International Peace Symposium highlights advocates of World Peace

Meghan Kenney September 25, 2017 0

Peace Symposium 4

Photo courtesy of WACHarrisburg

Saturday Sept. 16, the Center for Global Understanding and Peacemaking (CGUP), the Bowers Writers House, the Turkic American Alliance, Harrisburg Academy, Hilton Harrisburg and the Midtown Scholar Bookstore sponsored the annual International Peace Symposium and “Peacemaker in our Midst” Awards. The 2017 International Peace Symposium was dedicated to Dr. Ebrahim Yazdi. Yazdi passed away in Turkey in August after devoting much of his life and career to advocating for human rights and democracy.

The symposium began at 10 a.m. with some welcome remarks from President Carl J. Strikwerda. After he thanked those who were speaking at the event, World Affairs Council of Harrisburg CEO and President Joyce M. Davis, a member of the College’s board of trustees, introduced the World Affairs Council by discussing everything that they do and all that they work toward. Davis also discussed the International Travel Program and the partnership with the Turkic American Alliance.

Bowers Writers House Director, professor Jesse Waters concluded the greetings with an introduction to the Bowers Writers House, an interdisciplinary venue for programs and areas of study that bring in individuals from all areas, specialties and disciplines.

Following the welcome and greetings, Sait Onal introduced Turkish newspaper writer Abdulhamit Bilici, who was exiled from Turkey “following recent political turmoil and government oppression of the media in Turkey,” Onal explained.

Bilici defines himself as a humble journalist who happened upon journalism even though he never technically studied it. According to Bilici, his way of relaying his story to American people is by putting his scenario into one that they may be able to understand,

“Imagine that the biggest newspaper of America is shut down by the government and the editor-in-chief of that newspaper is in exile in Canada or Mexico,” Bilici said. “That is my situation.”

Bilici originally joined the newspaper because they had principles that he was interested in when he left college. This newspaper combatted fake news by always publishing correct information, which caused an uproar from many terrorist groups, including al-Qaeda, who were threatening the newspaper frequently.

After 15 years, the newspaper became the largest newspaper in Turkey, with over 1 million copies in circulation.

Bilici says that the main goal of the paper is to become a model of democracy and a platform for democratic views. Turkey had a very sudden shift in 2013 from democracy to autocracy when two small protests turned into a widespread country-wide protest where many were killed.

The Turkish leader then turned on his country and the Turkish government slipped into a dictatorship.

The president’s first goal was to destroy the media, which landed over 200 journalists in jail and a few, such as Bilici, into exile.

Fifty of the journalists in jail in Turkey worked for Bilici.
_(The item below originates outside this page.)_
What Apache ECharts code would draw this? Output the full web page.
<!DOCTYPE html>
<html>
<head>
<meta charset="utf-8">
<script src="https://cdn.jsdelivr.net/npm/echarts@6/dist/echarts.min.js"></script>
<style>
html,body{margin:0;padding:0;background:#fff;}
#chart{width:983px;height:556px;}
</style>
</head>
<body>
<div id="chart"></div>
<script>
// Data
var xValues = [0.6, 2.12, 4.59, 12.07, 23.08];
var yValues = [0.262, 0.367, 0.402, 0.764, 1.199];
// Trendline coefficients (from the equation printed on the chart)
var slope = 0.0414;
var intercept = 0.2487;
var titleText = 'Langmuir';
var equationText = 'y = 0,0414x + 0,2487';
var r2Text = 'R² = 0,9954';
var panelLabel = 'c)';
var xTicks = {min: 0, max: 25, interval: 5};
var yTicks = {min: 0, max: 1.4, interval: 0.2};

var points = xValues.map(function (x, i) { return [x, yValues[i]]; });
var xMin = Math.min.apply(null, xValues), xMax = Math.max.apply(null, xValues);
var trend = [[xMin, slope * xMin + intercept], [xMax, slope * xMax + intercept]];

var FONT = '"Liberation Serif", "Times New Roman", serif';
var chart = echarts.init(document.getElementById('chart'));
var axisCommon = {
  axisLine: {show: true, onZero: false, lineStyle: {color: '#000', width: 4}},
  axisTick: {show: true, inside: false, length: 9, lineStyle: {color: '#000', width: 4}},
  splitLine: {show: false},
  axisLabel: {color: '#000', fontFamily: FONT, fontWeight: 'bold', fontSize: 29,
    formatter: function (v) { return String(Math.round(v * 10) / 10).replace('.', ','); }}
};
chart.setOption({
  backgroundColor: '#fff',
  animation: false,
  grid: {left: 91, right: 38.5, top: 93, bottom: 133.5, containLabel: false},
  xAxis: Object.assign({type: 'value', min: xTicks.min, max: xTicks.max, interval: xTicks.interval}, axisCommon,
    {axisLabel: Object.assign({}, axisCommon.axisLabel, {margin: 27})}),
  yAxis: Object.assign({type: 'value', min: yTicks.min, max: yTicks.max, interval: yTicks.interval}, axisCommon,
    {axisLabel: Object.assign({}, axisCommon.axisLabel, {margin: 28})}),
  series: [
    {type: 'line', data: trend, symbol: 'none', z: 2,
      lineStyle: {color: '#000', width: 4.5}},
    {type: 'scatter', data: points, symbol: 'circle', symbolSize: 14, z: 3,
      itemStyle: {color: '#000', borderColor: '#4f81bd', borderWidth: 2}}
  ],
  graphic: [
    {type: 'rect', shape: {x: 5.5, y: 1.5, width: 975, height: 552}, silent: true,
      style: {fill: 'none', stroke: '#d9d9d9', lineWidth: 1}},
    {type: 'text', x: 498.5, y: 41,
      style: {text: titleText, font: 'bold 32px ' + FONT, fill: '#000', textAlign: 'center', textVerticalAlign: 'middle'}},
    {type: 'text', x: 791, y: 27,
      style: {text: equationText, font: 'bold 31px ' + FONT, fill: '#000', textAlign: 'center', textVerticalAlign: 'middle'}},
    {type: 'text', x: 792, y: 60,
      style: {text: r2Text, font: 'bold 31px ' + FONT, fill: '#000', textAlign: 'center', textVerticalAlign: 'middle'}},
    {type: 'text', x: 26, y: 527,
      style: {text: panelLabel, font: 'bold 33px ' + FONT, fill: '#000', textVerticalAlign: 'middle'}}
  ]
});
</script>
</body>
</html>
Bilici closed with a word of advice to those in the audience.

“If you like to protect your democracy, you should protect your freedom of expression,” Bilici said.
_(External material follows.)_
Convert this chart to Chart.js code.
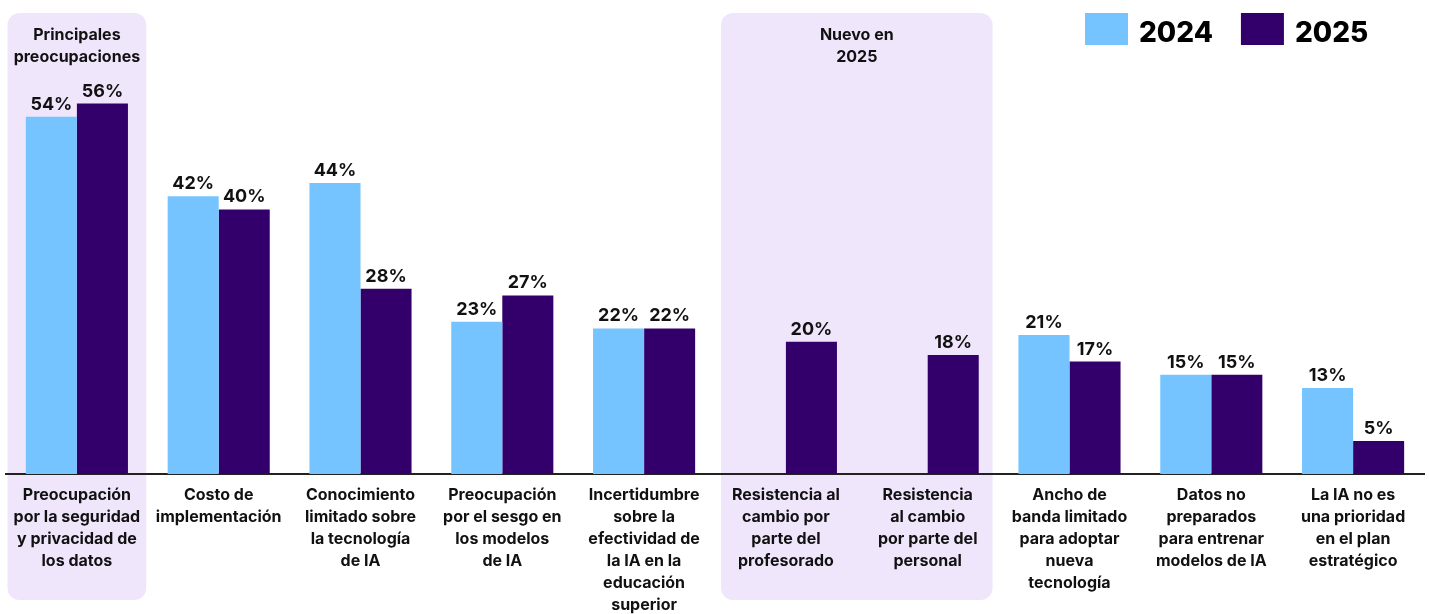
<!DOCTYPE html>
<html>
<head>
<meta charset="utf-8">
<script src="https://cdn.jsdelivr.net/npm/chart.js@4"></script>
<style>
  html, body { margin: 0; background: #fff; }
  #wrap { width: 1429px; height: 614px; position: relative; }
</style>
</head>
<body>
<div id="wrap"><canvas id="barChart"></canvas></div>
<script>
const labels = [
  ['Preocupación', 'por la seguridad', 'y privacidad de', 'los datos'],
  ['Costo de', 'implementación'],
  ['Conocimiento', 'limitado sobre', 'la tecnología', 'de IA'],
  ['Preocupación', 'por el sesgo en', 'los modelos', 'de IA'],
  ['Incertidumbre', 'sobre la', 'efectividad de', 'la IA en la', 'educación', 'superior'],
  ['Resistencia al', 'cambio por', 'parte del', 'profesorado'],
  ['Resistencia', 'al cambio', 'por parte del', 'personal'],
  ['Ancho de', 'banda limitado', 'para adoptar', 'nueva', 'tecnología'],
  ['Datos no', 'preparados', 'para entrenar', 'modelos de IA'],
  ['La IA no es', 'una prioridad', 'en el plan', 'estratégico']
]

const values2024 = [54, 42, 44, 23, 22, null, null, 21, 15, 13]
const values2025 = [56, 40, 28, 27, 22, 20, 18, 17, 15, 5]
const seriesNames = ['2024', '2025']
const colors = ['#75c4ff', '#33006b']

// shaded groups behind the bars
const highlights = [
  { from: 0, to: 0, inset: 1.5, title: ['Principales', 'preocupaciones'] },
  { from: 5, to: 6, inset: 6, title: ['Nuevo en', '2025'] }
]

const FONT = 'Inter'

const highlightPlugin = {
  id: 'highlights',
  beforeDraw(chart) {
    const { ctx, scales: { x } } = chart
    const step = x.getPixelForValue(1) - x.getPixelForValue(0)
    ctx.save()
    highlights.forEach(h => {
      const left = x.getPixelForValue(h.from) - step / 2 + h.inset
      const right = x.getPixelForValue(h.to) + step / 2 - h.inset
      ctx.fillStyle = '#f0e6fc'
      ctx.beginPath()
      ctx.roundRect(left, 13, right - left, 587, 12)
      ctx.fill()
      ctx.fillStyle = '#111'
      ctx.font = `bold 16px ${FONT}`
      ctx.textAlign = 'center'
      ctx.textBaseline = 'middle'
      h.title.forEach((line, i) => ctx.fillText(line, (left + right) / 2, 35 + i * 22))
    })
    ctx.restore()
  }
}

const valueLabels = {
  id: 'valueLabels',
  afterDatasetsDraw(chart) {
    const { ctx } = chart
    ctx.save()
    ctx.font = `bold 18px ${FONT}`
    ctx.fillStyle = '#111'
    ctx.textAlign = 'center'
    ctx.textBaseline = 'alphabetic'
    chart.data.datasets.forEach((ds, di) => {
      chart.getDatasetMeta(di).data.forEach((bar, i) => {
        if (ds.data[i] == null) return
        ctx.fillText(ds.data[i] + '%', bar.x, bar.y - 7)
      })
    })
    ctx.restore()
  }
}

// legend top right: big swatches + year
const yearLegend = {
  id: 'yearLegend',
  afterDraw(chart) {
    const { ctx } = chart
    ctx.save()
    ctx.font = `800 28px ${FONT}`
    ctx.textBaseline = 'alphabetic'
    ctx.textAlign = 'left'
    let x = 1085
    chart.data.datasets.forEach(ds => {
      ctx.fillStyle = ds.backgroundColor
      ctx.fillRect(x, 13, 43, 32)
      ctx.fillStyle = '#000'
      ctx.fillText(ds.label, x + 54, 42)
      x += 54 + ctx.measureText(ds.label).width + 28
    })
    ctx.restore()
  }
}

const ctx = document.getElementById('barChart').getContext('2d')

const myChart = new Chart(ctx, {
  type: 'bar',
  data: {
    labels,
    datasets: [
      { label: seriesNames[0], data: values2024, backgroundColor: colors[0] },
      { label: seriesNames[1], data: values2025, backgroundColor: colors[1] }
    ]
  },
  options: {
    responsive: true,
    maintainAspectRatio: false,
    animation: false,
    categoryPercentage: 0.72,
    barPercentage: 1,
    layout: { padding: { top: 11, left: 6, right: 5, bottom: -12 } },
    plugins: {
      legend: { display: false },
      tooltip: { enabled: false }
    },
    scales: {
      x: {
        grid: { display: false, drawTicks: false },
        border: { display: true, color: '#222', width: 2 },
        ticks: {
          color: '#111',
          font: { family: FONT, size: 16, weight: 'bold', lineHeight: '22px' },
          padding: 10,
          autoSkip: false,
          maxRotation: 0
        }
      },
      y: { display: false, min: 0, max: 70 }
    }
  },
  plugins: [highlightPlugin, valueLabels, yearLegend]
})
</script>
</body>
</html>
Bilici’s story was followed by the Threats to Peace panel, moderated by CGUP Director and professor of history Dr. David Kenley.
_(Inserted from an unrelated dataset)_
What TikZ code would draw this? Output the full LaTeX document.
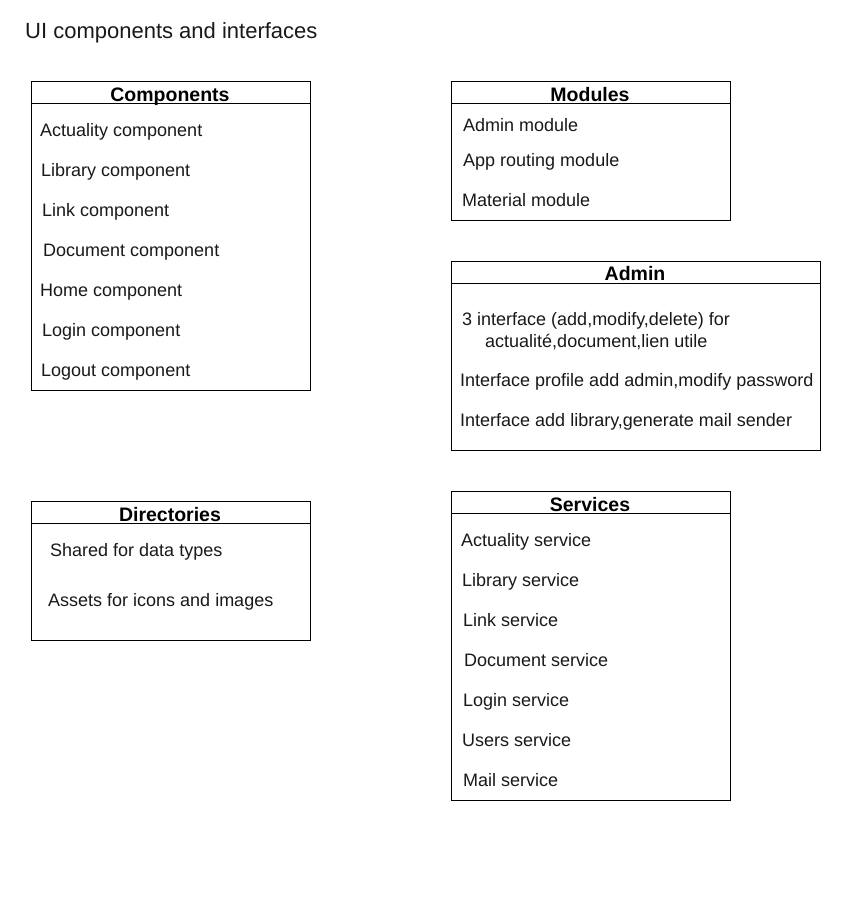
\documentclass[tikz,border=0pt]{standalone}
\usepackage{fontspec}
\setmainfont{Liberation Sans}
\begin{document}
\begin{tikzpicture}[x=1pt,y=-1pt,
  box/.style={draw=black,line width=1pt,fill=white,inner sep=0pt,minimum width=#1,anchor=north west},
  hdr/.style={font=\fontsize{19.5}{22}\selectfont\bfseries,text=black,inner sep=0pt,anchor=base},
  item/.style={font=\fontsize{18}{21}\selectfont,text=black!90,inner sep=0pt,anchor=base west},
  ttl/.style={font=\fontsize{22}{26}\selectfont,text=black!90,inner sep=0pt,anchor=base west}]
\useasboundingbox[fill=white] (0,0) rectangle (852,921);
\node[ttl] (title) at (25,38) {UI components and interfaces};

% Components
\node[box=279pt,minimum height=309pt] (comp) at (31,81) {};
\draw[line width=1pt] ([yshift=-22pt]comp.north west) -- ([yshift=-22pt]comp.north east);
\node[hdr] (comph) at (170,101) {Components};
\node[item] (c-a) at (40,136.5) {Actuality component};
\node[item] (c-b) at (41,176.5) {Library component};
\node[item] (c-c) at (42,216.5) {Link component};
\node[item] (c-d) at (43,256.5) {Document component};
\node[item] (c-e) at (40,296.5) {Home component};
\node[item] (c-f) at (42,336.5) {Login component};
\node[item] (c-g) at (41,376.5) {Logout component};

% Modules
\node[box=279pt,minimum height=139pt] (mod) at (451,81) {};
\draw[line width=1pt] ([yshift=-22pt]mod.north west) -- ([yshift=-22pt]mod.north east);
\node[hdr] (modh) at (590,101) {Modules};
\node[item] (m-a) at (463,131.5) {Admin module};
\node[item] (m-b) at (463,166.5) {App routing module};
\node[item] (m-c) at (462,206.5) {Material module};

% Admin
\node[box=369pt,minimum height=189pt] (adm) at (451,261) {};
\draw[line width=1pt] ([yshift=-22pt]adm.north west) -- ([yshift=-22pt]adm.north east);
\node[hdr] (admh) at (635,280) {Admin};
\node[item] (a-a1) at (462,325.5) {3 interface (add,modify,delete) for};
\node[item] (a-a2) at (485,347.5) {actualité,document,lien utile};
\node[item] (a-b) at (460,386.5) {Interface profile add admin,modify password};
\node[item] (a-c) at (460,426.5) {Interface add library,generate mail sender};

% Directories
\node[box=279pt,minimum height=139pt] (dir) at (31,501) {};
\draw[line width=1pt] ([yshift=-22pt]dir.north west) -- ([yshift=-22pt]dir.north east);
\node[hdr] (dirh) at (170,521) {Directories};
\node[item] (d-a) at (50,556.5) {Shared for data types};
\node[item] (d-b) at (48,606.5) {Assets for icons and images};

% Services
\node[box=279pt,minimum height=309pt] (srv) at (451,491) {};
\draw[line width=1pt] ([yshift=-22pt]srv.north west) -- ([yshift=-22pt]srv.north east);
\node[hdr] (srvh) at (590,511) {Services};
\node[item] (s-a) at (461,546.5) {Actuality service};
\node[item] (s-b) at (462,586.5) {Library service};
\node[item] (s-c) at (463,626.5) {Link service};
\node[item] (s-d) at (464,666.5) {Document service};
\node[item] (s-e) at (463,706.5) {Login service};
\node[item] (s-f) at (462,746.5) {Users service};
\node[item] (s-g) at (463,786.5) {Mail service};
\end{tikzpicture}
\end{document}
He introduced the four panelists: Josh Bartash from the Pennsylvania Human Relations Commission, Dr. David Lai from the U.S. Army War College, Bert Tussing, who is the Supervisor of National Security Affairs at the U.S. Army War College, and Don Brown, who works at Widener University’s Environment and Sustainability Center.

Bartash specializes in civil rights and extremism activists (hate groups) and his agency is the first to be called in cases of hate crimes.

Lai spoke about his take on the situation in North Korea and how little the United States is truly doing to fix it.

Tussing spoke of eight different pillars to solving problems, such as keeping the safety of the American people at the utmost priority and eliminating safe havens for terrorists. Brown spoke about global warming and what it is doing to the ocean and suggested that the easiest way to fix it is understanding, fairness and justice.

During the luncheon, Dr. Mehdi Noorbaksh introduced Trita Parsi, who spoke about “Losing an Enemy: Iran, Obama and the Triumph of Diplomacy.”

The “Peacemaker in our Midst” Honorees were announced to be the Neighborhood Dispute Settlement, the Pine Street Presbyterian Church, Joyce Bylander of Dickinson College, Ann Marie Judson, Samia Malik, professor of engineering and physics Dr. Kurt DeGoede and Dr. Rukhsana Rahman Athar Rafiq.

To close the event, Davis returned with some closing remarks.